Task description -> All of the data should be repeated exactly; pictures are not part of the copy.

____________________

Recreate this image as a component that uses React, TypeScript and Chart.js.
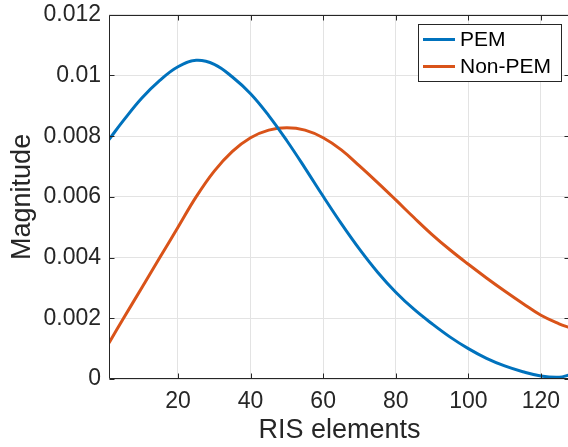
import React, { useEffect, useRef } from 'react';
import { Chart, registerables } from 'chart.js';

Chart.register(...registerables);

const FONT = '"Liberation Sans", Arial, Helvetica, sans-serif';
const TEXT = '#262626';

const xValues = [1, 5, 10, 15, 20, 25, 30, 35, 40, 45, 50, 55, 60, 65, 70, 75, 80, 85, 90, 95, 100, 105, 110, 115, 120, 125, 128];
const pemValues = [0.00789, 0.00852, 0.00925, 0.00984, 0.01029, 0.0105, 0.01037, 0.00995, 0.0094, 0.00868, 0.00785, 0.00695, 0.00602, 0.00512, 0.00428, 0.00352, 0.00286, 0.0023, 0.00182, 0.00138, 0.001, 0.00068, 0.00043, 0.00024, 0.0001, 0.00006, 0.00014];
const nonPemValues = [0.00119, 0.002, 0.003, 0.004, 0.005, 0.006, 0.00685, 0.0075, 0.00795, 0.0082, 0.00828, 0.0082, 0.00795, 0.00755, 0.00702, 0.00647, 0.0059, 0.00532, 0.00476, 0.00425, 0.00378, 0.00333, 0.0029, 0.00249, 0.0021, 0.00182, 0.00169];
const seriesNames = ['PEM', 'Non-PEM'];
const seriesColors = ['#0072BD', '#D95319'];
const xTicks = [20, 40, 60, 80, 100, 120];
const xTickLabels = ['20', '40', '60', '80', '100', '120'];
const yTicks = [0, 0.002, 0.004, 0.006, 0.008, 0.01, 0.012];
const yTickLabels = ['0', '0.002', '0.004', '0.006', '0.008', '0.01', '0.012'];

const SHIFT = 7;

const framePlugin = {
  id: 'matlabFrame',
  afterDraw(chart: any) {
    const { ctx, chartArea, scales } = chart;
    const left = Math.round(chartArea.left) + 0.5;
    const right = Math.round(chartArea.right) - 0.5;
    const top = Math.round(chartArea.top) + 0.5;
    const bottom = Math.round(chartArea.bottom) - 0.5;
    ctx.save();
    ctx.strokeStyle = TEXT;
    ctx.lineWidth = 1;
    ctx.beginPath();
    ctx.moveTo(left, top);
    ctx.lineTo(right, top);
    ctx.lineTo(right, bottom);
    ctx.lineTo(left, bottom);
    ctx.closePath();
    const tl = 5;
    xTicks.forEach((v) => {
      const px = Math.round(scales.x.getPixelForValue(v)) + 0.5;
      ctx.moveTo(px, bottom);
      ctx.lineTo(px, bottom - tl);
      ctx.moveTo(px, top);
      ctx.lineTo(px, top + tl);
    });
    yTicks.forEach((v) => {
      const py = Math.round(scales.y.getPixelForValue(v)) + 0.5;
      ctx.moveTo(left, py);
      ctx.lineTo(left + tl, py);
      ctx.moveTo(right, py);
      ctx.lineTo(right - tl, py);
    });
    ctx.stroke();

    // legend
    const bx = 418.5, by = 24.5 + SHIFT, bw = 143, bh = 57;
    ctx.fillStyle = '#ffffff';
    ctx.fillRect(bx, by, bw, bh);
    ctx.strokeStyle = TEXT;
    ctx.lineWidth = 1;
    ctx.strokeRect(bx, by, bw, bh);
    const rows = [39.5 + SHIFT, 66.5 + SHIFT];
    chart.data.datasets.forEach((ds: any, i: number) => {
      const yy = rows[i];
      ctx.strokeStyle = ds.borderColor;
      ctx.lineWidth = 3;
      ctx.beginPath();
      ctx.moveTo(423, yy);
      ctx.lineTo(455, yy);
      ctx.stroke();
      ctx.fillStyle = '#000000';
      ctx.font = `21px ${FONT}`;
      ctx.textBaseline = 'middle';
      ctx.textAlign = 'left';
      ctx.fillText(ds.label, 460, yy + 1);
    });
    ctx.restore();
  },
};

export default function App() {
  const ref = useRef<HTMLCanvasElement | null>(null);
  useEffect(() => {
    if (!ref.current) return;
    const chart = new Chart(ref.current, {
      type: 'line',
      data: {
        datasets: [pemValues, nonPemValues].map((vals, i) => ({
          label: seriesNames[i],
          data: xValues.map((x, j) => ({ x, y: vals[j] })),
          borderColor: seriesColors[i],
          backgroundColor: seriesColors[i],
          borderWidth: 3,
          pointRadius: 0,
          tension: 0.4,
          fill: false,
        })),
      },
      options: {
        responsive: false,
        animation: false,
        layout: { padding: { top: 15, right: 0, left: 0, bottom: 0 } },
        plugins: { legend: { display: false }, tooltip: { enabled: false } },
        scales: {
          x: {
            type: 'linear',
            min: 1,
            max: 128,
            afterBuildTicks: (s: any) => {
              s.ticks = xTicks.map((v) => ({ value: v }));
            },
            afterFit: (s: any) => {
              s.height = 68;
            },
            grid: { color: '#e3e3e3', drawTicks: false },
            border: { display: false },
            ticks: {
              padding: 9,
              color: TEXT,
              font: { family: FONT, size: 23 },
              maxRotation: 0,
              callback: (v: any) => {
                const k = xTicks.indexOf(Number(v));
                return k >= 0 ? xTickLabels[k] : '';
              },
            },
            title: {
              display: true,
              text: 'RIS elements',
              color: TEXT,
              font: { family: FONT, size: 27 },
              padding: { top: 0, bottom: 0 },
            },
          },
          y: {
            type: 'linear',
            min: 0,
            max: 0.012,
            afterBuildTicks: (s: any) => {
              s.ticks = yTicks.map((v) => ({ value: v }));
            },
            afterFit: (s: any) => {
              s.width = 109;
            },
            grid: { color: '#e3e3e3', drawTicks: false },
            border: { display: false },
            ticks: {
              padding: 8,
              color: TEXT,
              font: { family: FONT, size: 23 },
              callback: (v: any) => {
                const k = yTicks.findIndex((t) => Math.abs(t - Number(v)) < 1e-9);
                return k >= 0 ? yTickLabels[k] : '';
              },
            },
            title: {
              display: true,
              text: 'Magnitude',
              color: TEXT,
              font: { family: FONT, size: 27 },
              padding: { top: 6, bottom: 0 },
            },
          },
        },
      },
      plugins: [framePlugin],
    });
    return () => chart.destroy();
  }, []);
  return (
    <div style={{ position: 'absolute', left: 0, top: 0, width: 568, height: 447, overflow: 'hidden', background: '#fff' }}>
      <canvas
        ref={ref}
        width={570}
        height={447 + SHIFT}
        style={{ position: 'absolute', left: 0, top: -SHIFT, width: 570, height: 447 + SHIFT, display: 'block' }}
      />
    </div>
  );
}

____________________

Output of the exercise ->
Recreate this image as a component that uses React, TypeScript and Chart.js.
import React, { useEffect, useRef } from 'react';
import { Chart, registerables } from 'chart.js';

Chart.register(...registerables);

const FONT = '"Liberation Sans", Arial, Helvetica, sans-serif';
const TEXT = '#262626';

const xValues = [1, 5, 10, 15, 20, 25, 30, 35, 40, 45, 50, 55, 60, 65, 70, 75, 80, 85, 90, 95, 100, 105, 110, 115, 120, 125, 128];
const pemValues = [0.00789, 0.00852, 0.00925, 0.00984, 0.01029, 0.0105, 0.01037, 0.00995, 0.0094, 0.00868, 0.00785, 0.00695, 0.00602, 0.00512, 0.00428, 0.00352, 0.00286, 0.0023, 0.00182, 0.00138, 0.001, 0.00068, 0.00043, 0.00024, 0.0001, 0.00006, 0.00014];
const nonPemValues = [0.00119, 0.002, 0.003, 0.004, 0.005, 0.006, 0.00685, 0.0075, 0.00795, 0.0082, 0.00828, 0.0082, 0.00795, 0.00755, 0.00702, 0.00647, 0.0059, 0.00532, 0.00476, 0.00425, 0.00378, 0.00333, 0.0029, 0.00249, 0.0021, 0.00182, 0.00169];
const seriesNames = ['PEM', 'Non-PEM'];
const seriesColors = ['#0072BD', '#D95319'];
const xTicks = [20, 40, 60, 80, 100, 120];
const xTickLabels = ['20', '40', '60', '80', '100', '120'];
const yTicks = [0, 0.002, 0.004, 0.006, 0.008, 0.01, 0.012];
const yTickLabels = ['0', '0.002', '0.004', '0.006', '0.008', '0.01', '0.012'];

const SHIFT = 7;

const framePlugin = {
  id: 'matlabFrame',
  afterDraw(chart: any) {
    const { ctx, chartArea, scales } = chart;
    const left = Math.round(chartArea.left) + 0.5;
    const right = Math.round(chartArea.right) - 0.5;
    const top = Math.round(chartArea.top) + 0.5;
    const bottom = Math.round(chartArea.bottom) - 0.5;
    ctx.save();
    ctx.strokeStyle = TEXT;
    ctx.lineWidth = 1;
    ctx.beginPath();
    ctx.moveTo(left, top);
    ctx.lineTo(right, top);
    ctx.lineTo(right, bottom);
    ctx.lineTo(left, bottom);
    ctx.closePath();
    const tl = 5;
    xTicks.forEach((v) => {
      const px = Math.round(scales.x.getPixelForValue(v)) + 0.5;
      ctx.moveTo(px, bottom);
      ctx.lineTo(px, bottom - tl);
      ctx.moveTo(px, top);
      ctx.lineTo(px, top + tl);
    });
    yTicks.forEach((v) => {
      const py = Math.round(scales.y.getPixelForValue(v)) + 0.5;
      ctx.moveTo(left, py);
      ctx.lineTo(left + tl, py);
      ctx.moveTo(right, py);
      ctx.lineTo(right - tl, py);
    });
    ctx.stroke();

    // legend
    const bx = 418.5, by = 24.5 + SHIFT, bw = 143, bh = 57;
    ctx.fillStyle = '#ffffff';
    ctx.fillRect(bx, by, bw, bh);
    ctx.strokeStyle = TEXT;
    ctx.lineWidth = 1;
    ctx.strokeRect(bx, by, bw, bh);
    const rows = [39.5 + SHIFT, 66.5 + SHIFT];
    chart.data.datasets.forEach((ds: any, i: number) => {
      const yy = rows[i];
      ctx.strokeStyle = ds.borderColor;
      ctx.lineWidth = 3;
      ctx.beginPath();
      ctx.moveTo(423, yy);
      ctx.lineTo(455, yy);
      ctx.stroke();
      ctx.fillStyle = '#000000';
      ctx.font = `21px ${FONT}`;
      ctx.textBaseline = 'middle';
      ctx.textAlign = 'left';
      ctx.fillText(ds.label, 460, yy + 1);
    });
    ctx.restore();
  },
};

export default function App() {
  const ref = useRef<HTMLCanvasElement | null>(null);
  useEffect(() => {
    if (!ref.current) return;
    const chart = new Chart(ref.current, {
      type: 'line',
      data: {
        datasets: [pemValues, nonPemValues].map((vals, i) => ({
          label: seriesNames[i],
          data: xValues.map((x, j) => ({ x, y: vals[j] })),
          borderColor: seriesColors[i],
          backgroundColor: seriesColors[i],
          borderWidth: 3,
          pointRadius: 0,
          tension: 0.4,
          fill: false,
        })),
      },
      options: {
        responsive: false,
        animation: false,
        layout: { padding: { top: 15, right: 0, left: 0, bottom: 0 } },
        plugins: { legend: { display: false }, tooltip: { enabled: false } },
        scales: {
          x: {
            type: 'linear',
            min: 1,
            max: 128,
            afterBuildTicks: (s: any) => {
              s.ticks = xTicks.map((v) => ({ value: v }));
            },
            afterFit: (s: any) => {
              s.height = 68;
            },
            grid: { color: '#e3e3e3', drawTicks: false },
            border: { display: false },
            ticks: {
              padding: 9,
              color: TEXT,
              font: { family: FONT, size: 23 },
              maxRotation: 0,
              callback: (v: any) => {
                const k = xTicks.indexOf(Number(v));
                return k >= 0 ? xTickLabels[k] : '';
              },
            },
            title: {
              display: true,
              text: 'RIS elements',
              color: TEXT,
              font: { family: FONT, size: 27 },
              padding: { top: 0, bottom: 0 },
            },
          },
          y: {
            type: 'linear',
            min: 0,
            max: 0.012,
            afterBuildTicks: (s: any) => {
              s.ticks = yTicks.map((v) => ({ value: v }));
            },
            afterFit: (s: any) => {
              s.width = 109;
            },
            grid: { color: '#e3e3e3', drawTicks: false },
            border: { display: false },
            ticks: {
              padding: 8,
              color: TEXT,
              font: { family: FONT, size: 23 },
              callback: (v: any) => {
                const k = yTicks.findIndex((t) => Math.abs(t - Number(v)) < 1e-9);
                return k >= 0 ? yTickLabels[k] : '';
              },
            },
            title: {
              display: true,
              text: 'Magnitude',
              color: TEXT,
              font: { family: FONT, size: 27 },
              padding: { top: 6, bottom: 0 },
            },
          },
        },
      },
      plugins: [framePlugin],
    });
    return () => chart.destroy();
  }, []);
  return (
    <div style={{ position: 'absolute', left: 0, top: 0, width: 568, height: 447, overflow: 'hidden', background: '#fff' }}>
      <canvas
        ref={ref}
        width={570}
        height={447 + SHIFT}
        style={{ position: 'absolute', left: 0, top: -SHIFT, width: 570, height: 447 + SHIFT, display: 'block' }}
      />
    </div>
  );
}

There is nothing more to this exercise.